My service to The Foursquare Church spanned many years and callings. But the first 15 years my late wife, Sally, and I spent as missionaries to the Philippines remain a highlight.
The lessons we learned can be applied in a modern context. For example, I believe one reason we enjoyed such a fruitful ministry from 1958-1972 was because we worked hard to relate to the Filipino people, embracing their lifestyle and being careful to not act superior to them.
After arriving, we were placed in charge of the Foursquare Bible institute in Manila, which soon became a college. I also created the office of district supervisor for Luzon, the nation’s largest island. Calvary Foursquare, the Manila Christian day school and the Bible school shared the same property. All grew rapidly until we had no more room to expand. In 1968, we purchased property in nearby Quezon City, and built new facilities for another church, the Bible school and national church offices.
This was all part of a team effort. Foursquare had a wonderful team of five missionary couples spread across the islands. We worked and prayed together, sharing the same vision and strategies. This cooperation produced such dramatic growth in the 1960s that it caught the attention of author Jim Montgomery.
After attending a church growth institute in Eugene, Ore., Jim decided to study Foursquare churches. In his book, New Testament Fire in the Philippines, Jim described how his investigation pulled aside a veil and allowed him to see the natural results of the infilling power of the Holy Spirit.
“They had developed an effective missionary strategy not because they had studied church growth but because they … followed the leading of the Holy Spirit,” Jim wrote. “Since they were scattered over five areas of the Philippines and were growing rapidly in these areas, they were forced to depend on local leadership, training others into doing the work.”

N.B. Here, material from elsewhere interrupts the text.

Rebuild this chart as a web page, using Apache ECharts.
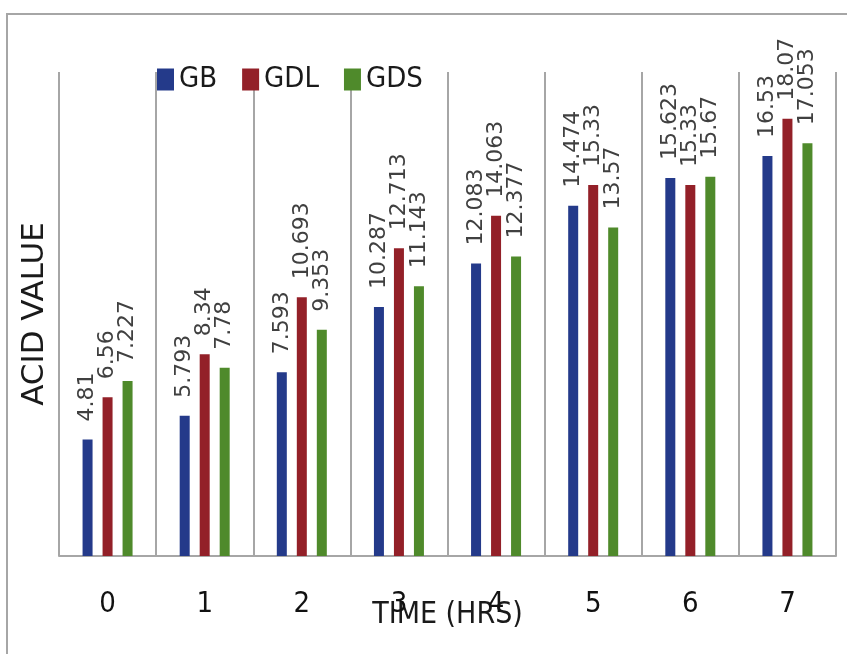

To summarize what happened, we didn’t try to “equip the saints” on our own. We equipped the saints and taught them how to equip more saints. Young leaders went out, filled with the Holy Spirit and a passion to obey the call of Christ to go into all the world. With no modern communication tools, the gospel went forth from person to person. Believers led individuals to Christ and then families, which led to church starts. Sometimes whole villages were saved. There were constant, miraculous healings and demonic deliverances, and some were even raised from the dead.

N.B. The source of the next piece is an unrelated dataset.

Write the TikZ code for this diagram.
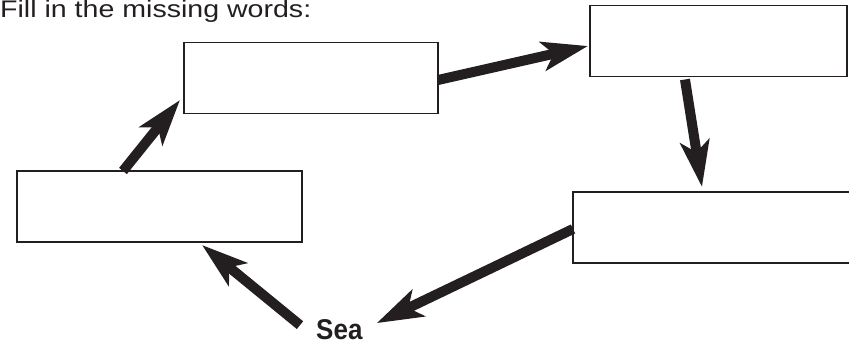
\documentclass[tikz,border=0pt]{standalone}
\usepackage{fontspec}
\setmainfont{Liberation Sans}
\usetikzlibrary{positioning, calc}
\usetikzlibrary{arrows.meta}
\definecolor{myink}{HTML}{231F20}
\tikzset{ % box and arrow styles
  word box/.style={draw=myink,line width=1.8pt,inner sep=0,outer sep=0,
    minimum height=71pt},
  big arrow/.style={draw=myink,line width=10pt,
    -{Stealth[length=46pt,width=29pt,inset=11pt]}},
  my text/.style={text=myink,inner sep=0}
}

\begin{document}
\begin{tikzpicture}[x=1pt,y=-1pt]
\useasboundingbox (0,0) rectangle (849,345);

\node[my text,anchor=base west,font=\fontsize{24}{28}\selectfont]
  (title) at (0,17.3) {\scalebox{1.19}[1]{Fill in the missing words:}};

% boxes
\node[word box,minimum width=254pt] (a) at (311,78)    {};
\node[word box,minimum width=257pt] (b) at (718.5,41)  {};
\node[word box,minimum width=300pt] (c) at (723,227.5) {};
\node[word box,minimum width=285pt] (d) at (159.5,206.5) {};

\node[my text,anchor=base west,font=\bfseries\fontsize{26}{30}\selectfont]
  (sea) at (316,339) {\scalebox{1}[1.1]{Sea}};

% arrows
\draw[big arrow] ([xshift=-36.5pt]d.north) -- ([xshift=-4pt,yshift=-22pt]a.west);
\draw[big arrow] ([yshift=-2pt]a.east) -- ([xshift=-2pt,yshift=-5pt]b.west);
\draw[big arrow] ([xshift=-33.5pt,yshift=-3pt]b.south) -- ([xshift=-21pt,yshift=5pt]c.north);
\draw[big arrow] ([yshift=-1.5pt]c.west) -- ([xshift=14pt,yshift=6pt]sea.east);
\draw[big arrow] ([xshift=-16pt,yshift=4pt]sea.west) -- ([xshift=42.5pt,yshift=-3pt]d.south);
\end{tikzpicture}
\end{document}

A key to our service came from the close relationships we developed—one of the same purposes and rewards in missions now. We treated the Filipinos as family and remain in touch with some to this day. In the early years, at least 10 Bible school students lived with us or in a small house in the backyard. Our garage became the student kitchen and dining hall. Along with our three children, we played sports together in the backyard. Sally and I taught these young Filipinos many practical life skills and paid them for their work.

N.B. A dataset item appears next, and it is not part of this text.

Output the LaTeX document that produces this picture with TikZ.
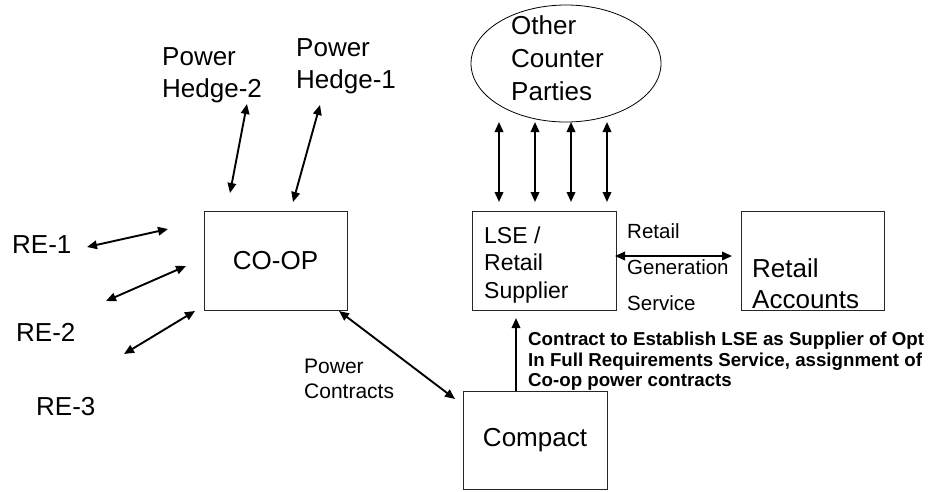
\documentclass[tikz,border=0pt]{standalone}
\usepackage{fontspec}
\setmainfont{Liberation Sans}
\usetikzlibrary{arrows.meta,shapes.geometric}
\begin{document}
\begin{tikzpicture}[x=1pt,y=-1pt,
  box/.style={draw=black!85, line width=0.9pt, rectangle, inner sep=0pt},
  txt/.style={inner sep=0pt, anchor=base west, align=left},
  big/.style={font=\fontsize{26}{32}\selectfont},
  arr/.style={line width=1.9pt, {Triangle[length=10pt,width=8.5pt]}-{Triangle[length=10pt,width=8.5pt]}},
  uparr/.style={line width=1.9pt, -{Triangle[length=10pt,width=8.5pt]}}
]
\useasboundingbox (0,0) rectangle (928,491);

% boxes
\node[box, big, minimum width=143pt, minimum height=99pt] (coop) at (275.5,260.5) {CO-OP};
\node[box, minimum width=144pt, minimum height=99pt] (lse) at (544,260.5) {};
\node[box, minimum width=143pt, minimum height=99pt] (ra) at (812.5,260.5) {};
\node[box, big, minimum width=144pt, minimum height=98pt] (compact) at (535,440) {Compact};
\node[draw=black, line width=0.8pt, ellipse, inner sep=0pt, minimum width=190pt, minimum height=117pt] (ocp) at (566,63.5) {};

% texts (anchor = baseline of the last line)
\node[txt, font=\fontsize{26}{33}\selectfont] (ocpt) at (511,100) {Other\\Counter\\Parties};
\node[txt, font=\fontsize{23}{27.5}\selectfont] (lset) at (484,298) {LSE /\\Retail\\Supplier};
\node[txt, font=\fontsize{26}{31}\selectfont] (rat) at (752,308) {Retail\\Accounts};
\node[txt, big] (ph2) at (162,97) {Power\\Hedge-2};
\node[txt, big] (ph1) at (296,88) {Power\\Hedge-1};
\node[txt, big] (re1) at (12,253) {RE-1};
\node[txt, big] (re2) at (16,341) {RE-2};
\node[txt, big] (re3) at (36,415) {RE-3};
\node[txt, font=\fontsize{21}{25}\selectfont] (pct) at (304,398) {Power\\Contracts};
\node[txt, font=\fontsize{20.5}{36}\selectfont] (rgs) at (627,310) {Retail\\Generation\\Service};
\node[txt, font=\bfseries\fontsize{18.7}{20.5}\selectfont] (ct) at (528,386.5) {Contract to Establish LSE as Supplier of Opt\\In Full Requirements Service, assignment of\\Co-op power contracts};

% connector ends
\coordinate (h2a) at (247,104); \coordinate (h2b) at (230,193);
\coordinate (h1a) at (320,105); \coordinate (h1b) at (293,202);
\coordinate (r1a) at (87,247);  \coordinate (r1b) at (168,229);
\coordinate (r2a) at (106,301); \coordinate (r2b) at (186,266);
\coordinate (r3a) at (124,354); \coordinate (r3b) at (195,311);
\coordinate (pc1) at (339,311); \coordinate (pc2) at (455,399);
\coordinate (v1a) at (499,122); \coordinate (v1b) at (499,202);
\coordinate (v2a) at (535,122); \coordinate (v2b) at (535,202);
\coordinate (v3a) at (571,122); \coordinate (v3b) at (571,202);
\coordinate (v4a) at (607,122); \coordinate (v4b) at (607,202);
\coordinate (rga) at (615,256); \coordinate (rgb) at (732,256);
\coordinate (upa) at (516,391); \coordinate (upb) at (516,318);

% connectors
\draw[arr] (h2a) -- (h2b);
\draw[arr] (h1a) -- (h1b);
\draw[arr] (r1a) -- (r1b);
\draw[arr] (r2a) -- (r2b);
\draw[arr] (r3a) -- (r3b);
\draw[arr] (pc1) -- (pc2);
\draw[arr] (v1a) -- (v1b);
\draw[arr] (v2a) -- (v2b);
\draw[arr] (v3a) -- (v3b);
\draw[arr] (v4a) -- (v4b);
\draw[arr] (rga) -- (rgb);
\draw[uparr] (upa) -- (upb);
\end{tikzpicture}
\end{document}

When traveling, we stayed in simple Filipino homes and ate whatever they set before us. I took countless trips into the interior jungles and other primitive conditions, always careful to not complain but to appreciate this unique country. This kind of loving outlook should characterize any outreach, near or far.
Young leaders went out, filled with the Holy Spirit and a passion to obey the call of Christ to go into all the world. With no modern communication tools, the gospel went forth from person to person. Believers led individuals to Christ and then families, which led to church starts.
Missions begins on our doorstep. We don’t have to go only overseas; people are flocking from other countries to the U.S. We are living in a huge harvest field, and it is ripe. Our universities are full of lonely young people from around the world who are longing for friendships with Americans. We have neighbors from other countries, seeking welcome and acceptance.
If there’s one thing a bygone era can teach us, it’s the value of preparation, including studying the Bible and memorizing Scripture. Prove yourself faithful in small things at home before you leave for other tasks. Make sure your character and personal life are under the control of the Holy Spirit. A life of holiness is essential, whether that is purity as a single or a strong marriage, if part of a couple.
Don’t go to any mission field, down the street or across the world, unless you are already seeing spiritual fruitfulness at home. Always have the scriptural mindset of making disciples who will disciple others.
In addition, you need strong accountability partners and a humble submission to elders, because a prideful spirit will bring downfall. Be prepared for huge spiritual battles, too, by relying on the power of the Spirit. If you go in your own strength, you will be a sitting duck for the enemy.
Remember, there is always a need for missionaries. After World War II, Gen. Douglas MacArthur asked Americans to “send 10,000 missionaries now.”
Unfortunately, only a relative handful responded. Let’s not make the same mistake today.